Warthur
Talk about your dramatic turns of events! With Mike Portnoy returning to Dream Theater out of the blue and Mike Mangini bowing out with good grace (so far as we can tell), expectations where high for this album. It's not that the Mangini era of the band is outright bad, so much as it's rather mixed; A Dramatic Turn of Events was pretty solid, but their self-titled album was less celebrated and The Astonishing met with a serious backlash.
Notably, with the latter they abandoned their usual full-band collaborative approach to songwriting, Petrucci and Rudess handling all the music themselves and Petrucci writing the lyrics solo, further contributing to the sense that the well-honed Dream Theater creative engine wasn't quite working as it should. Then again, Distance Over Time and A View From the Top of the World seemed to find the band back on an upward swing - the question was, would the return of Portnoy reinvigorate the band or disrupt them just as their creative process was recovering from the weird experiment of The Astonishing?
Before you even get to the music here, you're confronted with cover art that seems designed specifically to build high expectations. Sure, it's a spookier, gloomier image than we've become used to from Dream Theater (though not so much that it feels completely uncharacteristic), but what really jumps out about it is that it's a big riff on the Images and Words cover; we've got an older girl stood next to her bed, and whilst the surreal features of the Images and Words cover suggested the colourful imagery of dream, here we're stepping more into the realm of nightmare.
So not only is this Portnoy's big comeback, but it's being set up as this big thematic sequel to the band's breakthrough album - if Images and Words was Songs of Innocence, this is Songs of Experience. Lyrically and thematically, this continues right into the album itself; "Parasomnia" is a term for a particular category of sleep disorders, and the songs here are all about sleep paralysis, nightmares, and other things of that nature. It's not a narrative concept album so far as I can tell, but it's definitely a thematic one, with the band taking us all on a thrilling trip through the realm of nightmare.
If the album's cover and lyrics showcase thematic unity, the credits suggest the return of the fivefold creative partnership responsible for the success of this lineup's successful run from Metropolis Part II to Black Clouds & Silver Linings. To the extent that Mangini got credits for songwriting, he did because Dream Theater typically share the credit for all of their musical compositions and generally only go for individual credits when it comes to song lyrics - which Mangini notably contributed much less of than Portnoy had. Portnoy's back on the lyrics again here, and one can only assume that he's settled back into making contributions to the musical compositions too, since all five men in this lineup had become well-used to workshopping ideas with each other.

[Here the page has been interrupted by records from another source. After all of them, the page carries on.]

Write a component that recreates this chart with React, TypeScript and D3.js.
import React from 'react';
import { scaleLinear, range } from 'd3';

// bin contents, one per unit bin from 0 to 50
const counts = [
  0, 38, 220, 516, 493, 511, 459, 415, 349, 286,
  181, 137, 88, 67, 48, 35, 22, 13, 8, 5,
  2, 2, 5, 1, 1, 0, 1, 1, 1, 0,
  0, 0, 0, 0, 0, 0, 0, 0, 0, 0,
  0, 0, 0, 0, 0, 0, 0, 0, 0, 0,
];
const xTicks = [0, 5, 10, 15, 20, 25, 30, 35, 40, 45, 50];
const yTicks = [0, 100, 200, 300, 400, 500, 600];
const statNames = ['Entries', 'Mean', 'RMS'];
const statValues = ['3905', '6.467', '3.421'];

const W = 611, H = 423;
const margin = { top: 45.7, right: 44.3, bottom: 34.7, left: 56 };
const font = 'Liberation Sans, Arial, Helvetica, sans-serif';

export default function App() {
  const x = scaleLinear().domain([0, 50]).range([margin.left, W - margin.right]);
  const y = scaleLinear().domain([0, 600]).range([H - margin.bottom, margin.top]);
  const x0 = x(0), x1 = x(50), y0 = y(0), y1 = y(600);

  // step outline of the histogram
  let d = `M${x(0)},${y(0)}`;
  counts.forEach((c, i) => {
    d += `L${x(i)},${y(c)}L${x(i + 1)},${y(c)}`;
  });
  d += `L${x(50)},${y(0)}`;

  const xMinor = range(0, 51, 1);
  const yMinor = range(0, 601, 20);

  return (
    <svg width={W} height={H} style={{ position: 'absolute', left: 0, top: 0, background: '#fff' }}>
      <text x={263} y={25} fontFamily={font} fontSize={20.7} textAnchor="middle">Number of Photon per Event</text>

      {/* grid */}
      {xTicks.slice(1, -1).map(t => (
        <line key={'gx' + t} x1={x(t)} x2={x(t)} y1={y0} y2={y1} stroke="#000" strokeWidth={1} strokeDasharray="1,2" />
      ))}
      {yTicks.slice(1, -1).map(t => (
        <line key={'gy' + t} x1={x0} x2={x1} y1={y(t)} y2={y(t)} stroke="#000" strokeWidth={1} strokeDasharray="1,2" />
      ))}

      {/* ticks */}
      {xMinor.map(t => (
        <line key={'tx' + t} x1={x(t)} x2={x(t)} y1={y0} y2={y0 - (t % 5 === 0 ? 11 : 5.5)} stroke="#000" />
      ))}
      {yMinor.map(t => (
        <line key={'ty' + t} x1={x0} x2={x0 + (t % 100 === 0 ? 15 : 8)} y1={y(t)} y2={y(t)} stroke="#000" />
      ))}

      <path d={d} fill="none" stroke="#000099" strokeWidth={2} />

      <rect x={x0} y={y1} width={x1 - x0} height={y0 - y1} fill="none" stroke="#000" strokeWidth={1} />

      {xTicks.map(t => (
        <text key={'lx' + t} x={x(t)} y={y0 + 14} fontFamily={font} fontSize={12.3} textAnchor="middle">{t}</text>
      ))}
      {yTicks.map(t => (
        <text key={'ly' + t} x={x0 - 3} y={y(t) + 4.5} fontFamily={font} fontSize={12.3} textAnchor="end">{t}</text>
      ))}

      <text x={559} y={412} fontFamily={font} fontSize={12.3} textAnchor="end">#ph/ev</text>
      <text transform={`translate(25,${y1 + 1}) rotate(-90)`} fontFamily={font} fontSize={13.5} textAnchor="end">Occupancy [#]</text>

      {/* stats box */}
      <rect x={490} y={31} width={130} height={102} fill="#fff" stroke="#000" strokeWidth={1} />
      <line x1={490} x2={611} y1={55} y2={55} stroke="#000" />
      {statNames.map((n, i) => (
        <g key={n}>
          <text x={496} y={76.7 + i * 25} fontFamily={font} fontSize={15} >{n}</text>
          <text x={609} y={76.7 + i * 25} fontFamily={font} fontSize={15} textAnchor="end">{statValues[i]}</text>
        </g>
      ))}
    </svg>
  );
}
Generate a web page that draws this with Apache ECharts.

All of this show of unity and co-operation would come to nothing if the music didn't hold together of course, and I'm happy to report that this is a decidedly strong Dream Theater album. It's not on the level of albums I'd personally put on the absolute tippy-top tier of the band's output - Images & Words, Metropolis Part II, and Octavarium - but it's a decidedly solid effort which refreshes their customary style with the combination of a well-defined and tightly targeted atmosphere and mood on the one hand, and on the other an injection of a few more gleeful retro-prog influences into the mix than we've heard on recent albums from the group.
One suspects Portnoy may have had a hand in that, given that he'd spent much of his time away from the group working with Neal Morse (both on Morse's own projects as bandleader and in more collaborative contexts like Transatlantics), and anyone who's that keen to keep contributing to Neal's prog projects probably has a healthy appetite for old-school prog stuff, but at the same time this isn't so much of a divergence from A View From the Top of the World as to represent an outright repudiation of that album, or the Mangini era as a whole.
Really, my biggest criticism of it is the needless Images and Words nod on the front cover - I think it's silly of the band to implicitly invite such comparisons when this isn't really a throwback to that era. The group aren't rewinding the clock here or pretending the last few albums didn't happen - they aren't hopping back to a pre-Mangini period, it's more like Mangini tagging out and Portnoy tagging in back in, the group carrying the lessons learned forward. It remains to be seen whether this new era of the band will have the staying power of the last time this particular lineup was all together - like I said, the Mangini era did start strong before it got into the weeds a little - but whilst this isn't a revolution in the band's sound, it's still a promising start.